WORK TO DO:
From the entries below, copy out every line with "script" in it.

RECORD SET:
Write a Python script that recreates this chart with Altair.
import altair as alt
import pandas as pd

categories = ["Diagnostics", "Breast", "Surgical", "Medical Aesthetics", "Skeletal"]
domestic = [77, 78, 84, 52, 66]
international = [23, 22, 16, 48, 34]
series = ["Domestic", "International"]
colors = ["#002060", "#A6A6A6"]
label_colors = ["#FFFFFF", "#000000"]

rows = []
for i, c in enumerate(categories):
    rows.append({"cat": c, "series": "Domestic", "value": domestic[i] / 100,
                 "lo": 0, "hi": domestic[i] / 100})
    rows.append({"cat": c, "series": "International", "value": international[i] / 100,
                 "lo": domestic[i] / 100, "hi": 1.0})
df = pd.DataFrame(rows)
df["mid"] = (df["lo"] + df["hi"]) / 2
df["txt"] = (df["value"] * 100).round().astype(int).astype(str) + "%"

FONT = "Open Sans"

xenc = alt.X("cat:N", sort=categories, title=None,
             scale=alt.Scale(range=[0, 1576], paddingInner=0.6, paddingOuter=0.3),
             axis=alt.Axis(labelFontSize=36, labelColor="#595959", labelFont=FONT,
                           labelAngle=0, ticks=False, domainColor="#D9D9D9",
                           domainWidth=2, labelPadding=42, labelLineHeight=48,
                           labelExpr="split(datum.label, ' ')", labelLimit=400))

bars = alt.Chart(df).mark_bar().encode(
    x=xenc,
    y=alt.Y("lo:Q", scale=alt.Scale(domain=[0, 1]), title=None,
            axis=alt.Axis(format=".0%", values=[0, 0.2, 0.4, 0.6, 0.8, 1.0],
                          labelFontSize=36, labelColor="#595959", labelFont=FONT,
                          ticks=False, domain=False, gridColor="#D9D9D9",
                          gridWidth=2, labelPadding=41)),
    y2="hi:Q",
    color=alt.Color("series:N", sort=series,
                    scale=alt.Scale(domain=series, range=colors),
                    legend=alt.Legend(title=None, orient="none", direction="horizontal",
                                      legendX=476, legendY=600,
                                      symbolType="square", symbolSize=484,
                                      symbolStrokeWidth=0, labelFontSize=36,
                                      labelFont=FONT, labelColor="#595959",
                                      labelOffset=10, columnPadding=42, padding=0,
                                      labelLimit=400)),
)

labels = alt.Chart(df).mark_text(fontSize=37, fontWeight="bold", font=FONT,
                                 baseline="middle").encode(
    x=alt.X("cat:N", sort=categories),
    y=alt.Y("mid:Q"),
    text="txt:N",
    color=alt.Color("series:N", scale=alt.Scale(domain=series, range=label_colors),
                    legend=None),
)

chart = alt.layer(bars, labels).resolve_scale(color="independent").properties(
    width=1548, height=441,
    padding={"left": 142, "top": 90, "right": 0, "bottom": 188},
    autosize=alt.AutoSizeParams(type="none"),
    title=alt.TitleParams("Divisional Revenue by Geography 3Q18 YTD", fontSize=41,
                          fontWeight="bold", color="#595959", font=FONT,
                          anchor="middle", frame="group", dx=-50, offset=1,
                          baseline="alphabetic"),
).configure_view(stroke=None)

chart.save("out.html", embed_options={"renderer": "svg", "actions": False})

---

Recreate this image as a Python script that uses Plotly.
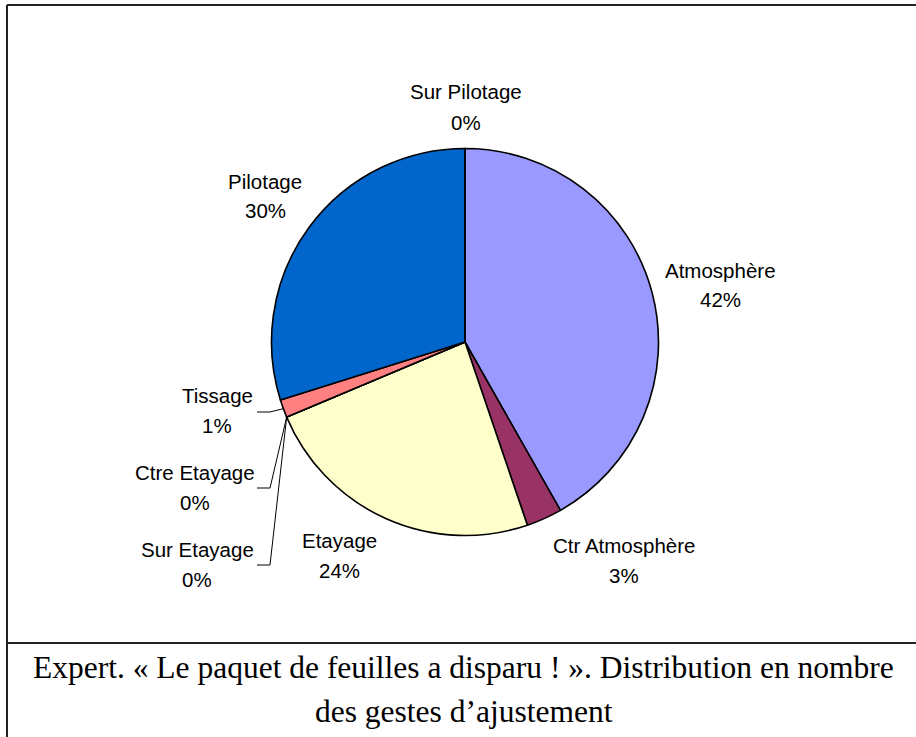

RESPONSE:
Write a Python script that recreates this chart with Altair.
Recreate this image as a Python script that uses Plotly.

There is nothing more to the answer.